**Goal:** Retype each line exactly. Skip images.

**Data excerpt:**
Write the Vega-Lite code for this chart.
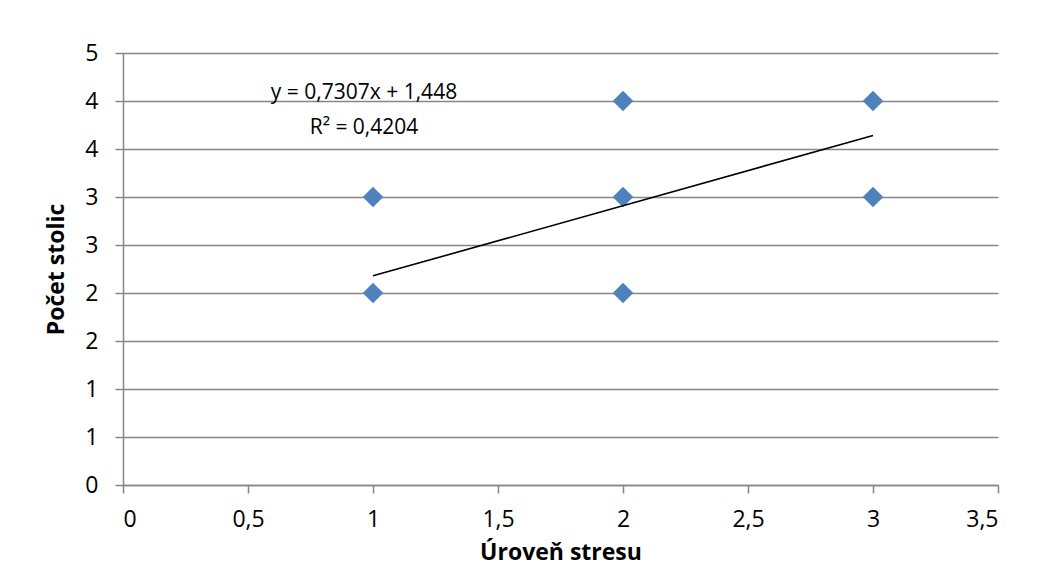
{
  "$schema": "https://vega.github.io/schema/vega-lite/v6.json",
  "width": 875,
  "height": 432,
  "autosize": "none",
  "padding": {"left": 123, "top": 53, "right": 51, "bottom": 87},
  "background": "white",
  "config": {
    "font": "Open Sans",
    "view": {"stroke": null},
    "axis": {
      "labelFont": "Open Sans",
      "labelFontSize": 23,
      "labelColor": "#000000",
      "titleFont": "Open Sans",
      "titleFontSize": 23,
      "titleFontWeight": "bold",
      "titleColor": "#000000",
      "domainColor": "#868686",
      "domainWidth": 1.5,
      "tickColor": "#868686",
      "tickWidth": 1.5,
      "tickSize": 8,
      "gridColor": "#868686",
      "gridWidth": 1.5,
      "gridOpacity": 1
    }
  },
  "datasets": {
    "points": [
      {"stres": 1, "stolice": 2},
      {"stres": 1, "stolice": 3},
      {"stres": 2, "stolice": 4},
      {"stres": 2, "stolice": 3},
      {"stres": 2, "stolice": 2},
      {"stres": 3, "stolice": 4},
      {"stres": 3, "stolice": 3}
    ],
    "trend": [
      {"stres": 1, "stolice": 2.1787},
      {"stres": 3, "stolice": 3.6401}
    ],
    "eq": [
      {"label": ["y = 0,7307x + 1,448", "R² = 0,4204"]}
    ]
  },
  "layer": [
    {
      "data": {"name": "points"},
      "mark": {"type": "point", "shape": "diamond", "filled": true, "size": 420, "color": "#4F81BD", "opacity": 1, "strokeWidth": 0},
      "encoding": {
        "x": {
          "field": "stres", "type": "quantitative",
          "scale": {"domain": [0, 3.5], "nice": false, "zero": true},
          "axis": {
            "title": "Úroveň stresu",
            "values": [0, 0.5, 1, 1.5, 2, 2.5, 3, 3.5],
            "grid": false,
            "labelPadding": 15,
            "titlePadding": 10,
            "labelExpr": "replace(toString(datum.value), '.', ',')"
          }
        },
        "y": {
          "field": "stolice", "type": "quantitative",
          "scale": {"domain": [0, 4.5], "nice": false, "zero": true},
          "axis": {
            "title": "Počet stolic",
            "values": [0, 0.5, 1, 1.5, 2, 2.5, 3, 3.5, 4, 4.5],
            "grid": true,
            "labelPadding": 17,
            "titlePadding": 16,
            "labelExpr": "round(datum.value)"
          }
        }
      }
    },
    {
      "data": {"name": "trend"},
      "mark": {"type": "line", "color": "#000000", "strokeWidth": 1.6},
      "encoding": {
        "x": {"field": "stres", "type": "quantitative"},
        "y": {"field": "stolice", "type": "quantitative"}
      }
    },
    {
      "data": {"name": "eq"},
      "mark": {"type": "text", "font": "Open Sans", "fontSize": 21, "color": "#000000", "align": "center", "baseline": "middle", "lineHeight": 35},
      "encoding": {
        "x": {"datum": 0.964},
        "y": {"datum": 4.083},
        "text": {"field": "label"}
      }
    }
  ]
}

**Output for this task:**
Write the Vega-Lite code for this chart.
{
  "$schema": "https://vega.github.io/schema/vega-lite/v6.json",
  "width": 875,
  "height": 432,
  "autosize": "none",
  "padding": {"left": 123, "top": 53, "right": 51, "bottom": 87},
  "background": "white",
  "config": {
    "font": "Open Sans",
    "view": {"stroke": null},
    "axis": {
      "labelFont": "Open Sans",
      "labelFontSize": 23,
      "labelColor": "#000000",
      "titleFont": "Open Sans",
      "titleFontSize": 23,
      "titleFontWeight": "bold",
      "titleColor": "#000000",
      "domainColor": "#868686",
      "domainWidth": 1.5,
      "tickColor": "#868686",
      "tickWidth": 1.5,
      "tickSize": 8,
      "gridColor": "#868686",
      "gridWidth": 1.5,
      "gridOpacity": 1
    }
  },
  "datasets": {
    "points": [
      {"stres": 1, "stolice": 2},
      {"stres": 1, "stolice": 3},
      {"stres": 2, "stolice": 4},
      {"stres": 2, "stolice": 3},
      {"stres": 2, "stolice": 2},
      {"stres": 3, "stolice": 4},
      {"stres": 3, "stolice": 3}
    ],
    "trend": [
      {"stres": 1, "stolice": 2.1787},
      {"stres": 3, "stolice": 3.6401}
    ],
    "eq": [
      {"label": ["y = 0,7307x + 1,448", "R² = 0,4204"]}
    ]
  },
  "layer": [
    {
      "data": {"name": "points"},
      "mark": {"type": "point", "shape": "diamond", "filled": true, "size": 420, "color": "#4F81BD", "opacity": 1, "strokeWidth": 0},
      "encoding": {
        "x": {
          "field": "stres", "type": "quantitative",
          "scale": {"domain": [0, 3.5], "nice": false, "zero": true},
          "axis": {
            "title": "Úroveň stresu",
            "values": [0, 0.5, 1, 1.5, 2, 2.5, 3, 3.5],
            "grid": false,
            "labelPadding": 15,
            "titlePadding": 10,
            "labelExpr": "replace(toString(datum.value), '.', ',')"
          }
        },
        "y": {
          "field": "stolice", "type": "quantitative",
          "scale": {"domain": [0, 4.5], "nice": false, "zero": true},
          "axis": {
            "title": "Počet stolic",
            "values": [0, 0.5, 1, 1.5, 2, 2.5, 3, 3.5, 4, 4.5],
            "grid": true,
            "labelPadding": 17,
            "titlePadding": 16,
            "labelExpr": "round(datum.value)"
          }
        }
      }
    },
    {
      "data": {"name": "trend"},
      "mark": {"type": "line", "color": "#000000", "strokeWidth": 1.6},
      "encoding": {
        "x": {"field": "stres", "type": "quantitative"},
        "y": {"field": "stolice", "type": "quantitative"}
      }
    },
    {
      "data": {"name": "eq"},
      "mark": {"type": "text", "font": "Open Sans", "fontSize": 21, "color": "#000000", "align": "center", "baseline": "middle", "lineHeight": 35},
      "encoding": {
        "x": {"datum": 0.964},
        "y": {"datum": 4.083},
        "text": {"field": "label"}
      }
    }
  ]
}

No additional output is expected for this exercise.